A área técnica também fez questão de ressaltar que o tema já havia sido alvo de alertas anteriores. "Ressalta-se, contudo, que as atividades aqui tratadas como suspeitas não são inéditas, sendo que o tema já foi objeto de análise em relatório anteriormente elaborado por esta Coordenação", afirma a nota, citando um número de processo de 2022.

"Considerando que a CGMOB já vinha conduzindo análises sobre essa matéria, e tendo em vista o atual contexto, marcado pela deflagração da 'Operação Sem Desconto' pela Polícia Federal e pelas recentes mudanças na alta gestão, incluindo a substituição do Presidente e do Diretor de Benefícios, torna-se oportuno reiterar e formalizar a comunicação à nova gestão sobre o tema."

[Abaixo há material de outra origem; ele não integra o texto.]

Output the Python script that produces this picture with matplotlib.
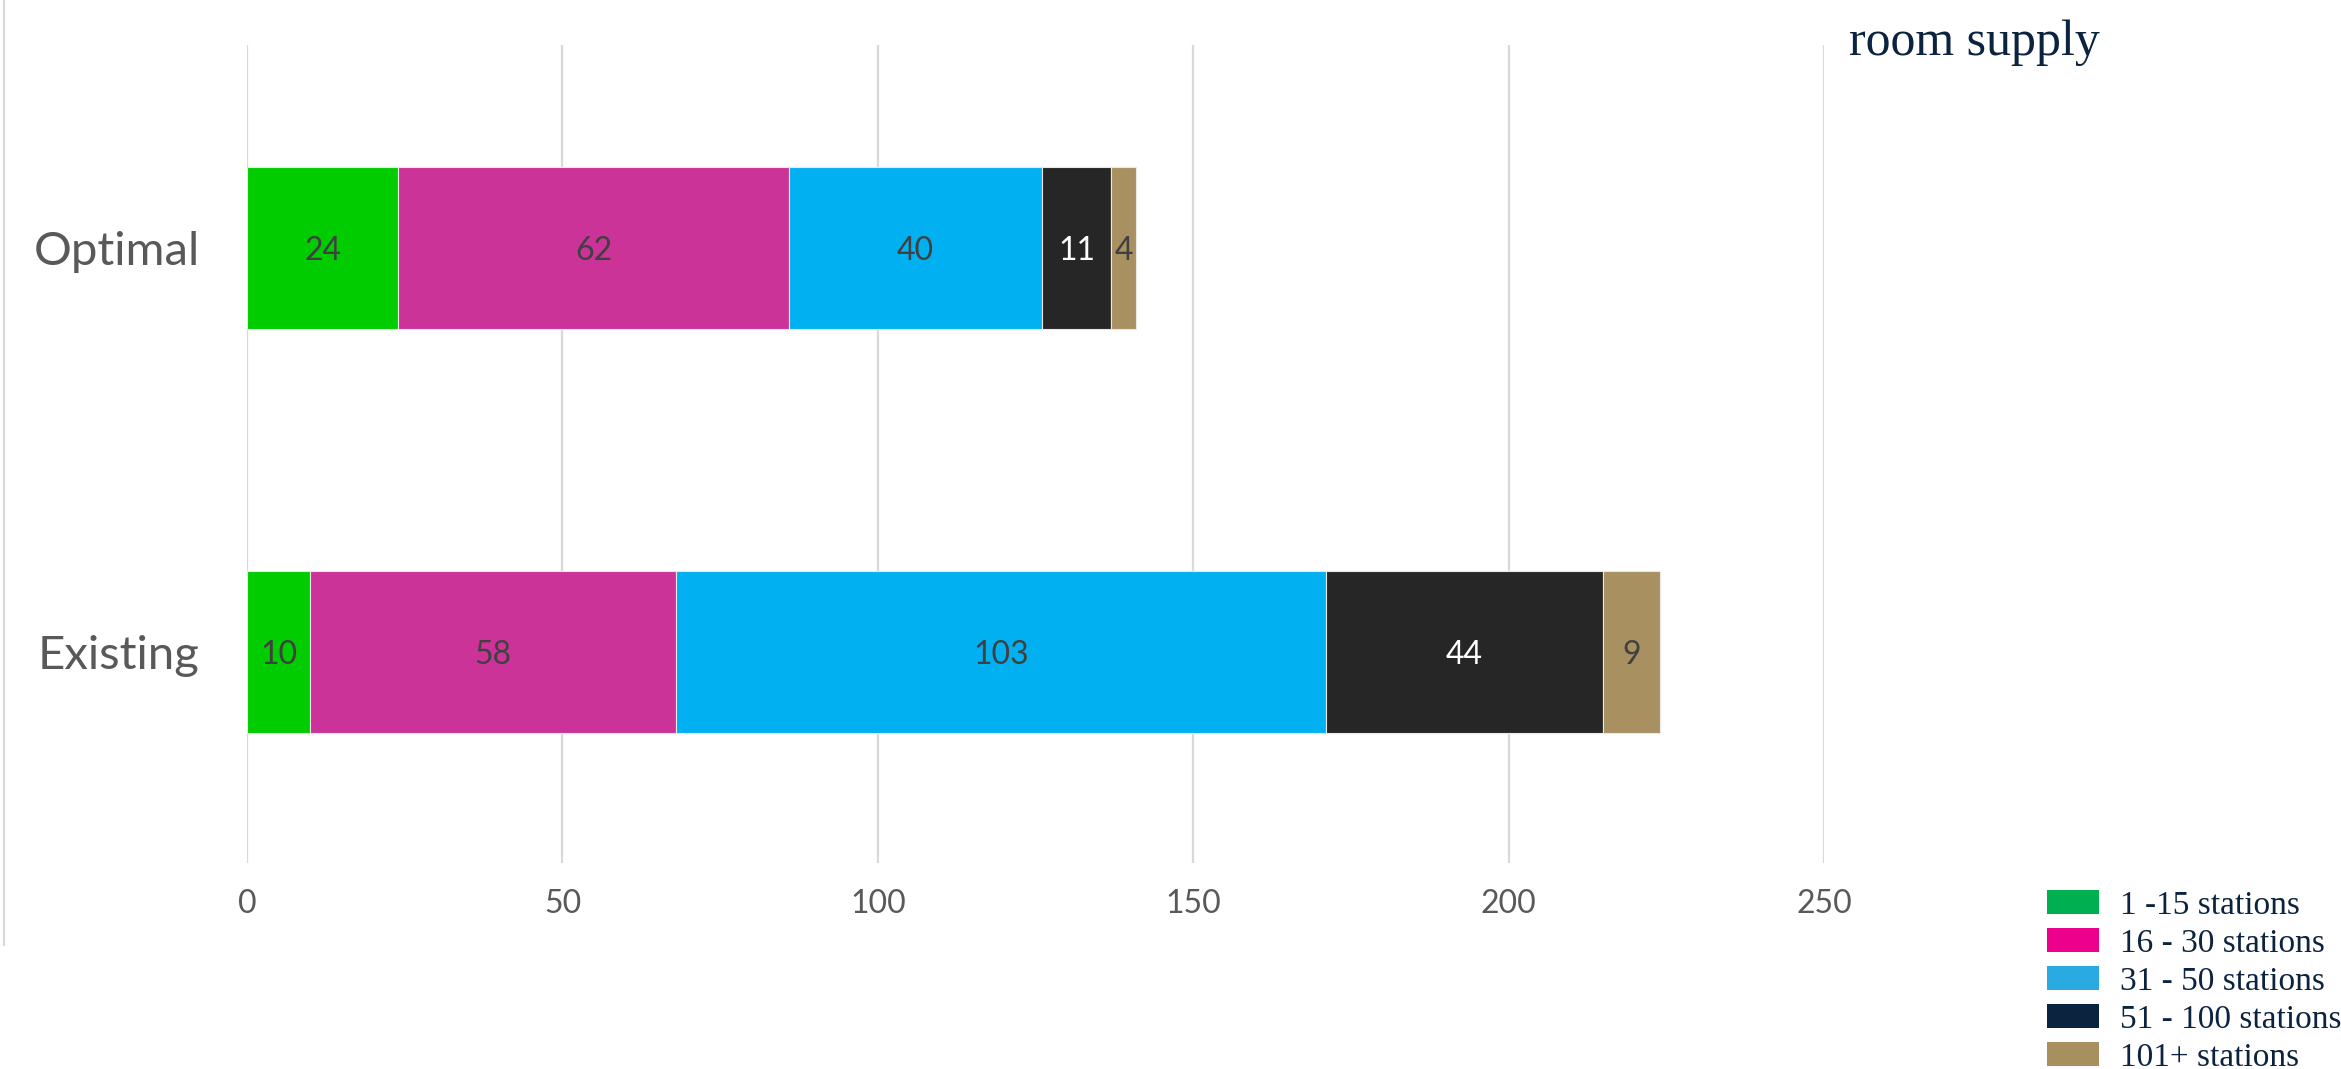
import matplotlib
matplotlib.use("Agg")
import matplotlib.pyplot as plt
from matplotlib.patches import Rectangle
from matplotlib.lines import Line2D

categories = ["Existing", "Optimal"]
series_names = ["1 -15 stations", "16 - 30 stations", "31 - 50 stations",
                "51 - 100 stations", "101+ stations"]
values = {
    "1 -15 stations": [10, 24],
    "16 - 30 stations": [58, 62],
    "31 - 50 stations": [103, 40],
    "51 - 100 stations": [44, 11],
    "101+ stations": [9, 4],
}
bar_colors = ["#00CC00", "#CC3399", "#00B0F0", "#262626", "#A89060"]
legend_colors = ["#00B050", "#EC008C", "#29ABE2", "#0C2340", "#A8905E"]
label_colors = ["#404040", "#404040", "#404040", "#FFFFFF", "#404040"]
xticks = [0, 50, 100, 150, 200, 250]

W, H = 2341, 1069
fig = plt.figure(figsize=(W / 100, H / 100), dpi=100)
ax = fig.add_axes([247 / W, 1 - 863 / H, 1577 / W, (863 - 45) / H])

ypos = list(range(len(categories)))
left = [0] * len(categories)
for name, col, lcol in zip(series_names, bar_colors, label_colors):
    vals = values[name]
    bars = ax.barh(ypos, vals, left=left, height=0.4, color=col,
                   edgecolor="#E8E8E8", linewidth=0.8, zorder=3)
    texts = ax.bar_label(bars, labels=[str(v) for v in vals], label_type="center",
                         color=lcol, fontsize=23, family="Lato", zorder=4)
    for t in texts:
        t.set_va("center_baseline")
    left = [l + v for l, v in zip(left, vals)]

ax.set_xlim(0, 250)
ax.set_ylim(-0.522, 1.502)
ax.set_xticks(xticks)
ax.set_xticklabels([str(t) for t in xticks])
ax.set_yticks(ypos)
ax.set_yticklabels(categories)
ax.grid(axis="x", color="#D9D9D9", linewidth=1.6, zorder=0)
ax.set_axisbelow(True)
for s in ax.spines.values():
    s.set_visible(False)
ax.tick_params(axis="x", length=0, pad=19, labelsize=23, labelcolor="#595959")
ax.tick_params(axis="y", length=0, pad=34, labelsize=34, labelcolor="#595959")
for lab in ax.get_xticklabels() + ax.get_yticklabels():
    lab.set_family("Lato")

# thin frame line at left edge
fig.add_artist(Line2D([4 / W, 4 / W], [1, 1 - 945 / H], color="#D9D9D9",
                      linewidth=1.5, transform=fig.transFigure))

# title fragment (top right)
fig.text(1849 / W, 1 - 55 / H, "room supply", family="Liberation Serif",
         fontsize=36, color="#0C2340", va="baseline", ha="left")

# legend
row_centers = [902, 940, 978, 1016, 1054]
for name, col, yc in zip(series_names, legend_colors, row_centers):
    fig.add_artist(Rectangle((2047 / W, 1 - (yc + 12) / H), 52 / W, 24 / H,
                             facecolor=col, edgecolor="none",
                             transform=fig.transFigure))
    fig.text(2120 / W, 1 - yc / H, name, family="Liberation Serif",
             fontsize=24, color="#0C2340", va="center_baseline", ha="left")

fig.savefig("out.png", dpi=100, facecolor="white")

Procurado, o INSS disse que, após a emissão da nota técnica, adotou medidas preventivas e corretivas para fortalecer a segurança, entre elas o bloqueio de todos os benefícios para novos descontos de empréstimos consignados e a exigência de biometria para realizar o desbloqueio.

Nesta terça-feira (17), o instituto encaminhou a nota técnica à Coordenação-Geral de Inteligência do MPS (Ministério da Previdência Social), que até então não havia recebido o documento.

Procurado, o MPS disse ter como prioridade o combate a fraudes e irregularidades em desbloqueios não autorizados e informou que a Força-Tarefa Previdenciária intensificou nos últimos anos as operações e o combate a esse tipo de problema. Segundo a pasta, foram seis operações em 2023, dez no ano passado e 13 em 2025.

"Esse volume representa um aumento de aproximadamente 164% em relação ao período de 2019 a 2022, quando foram realizadas 11 ações", disse.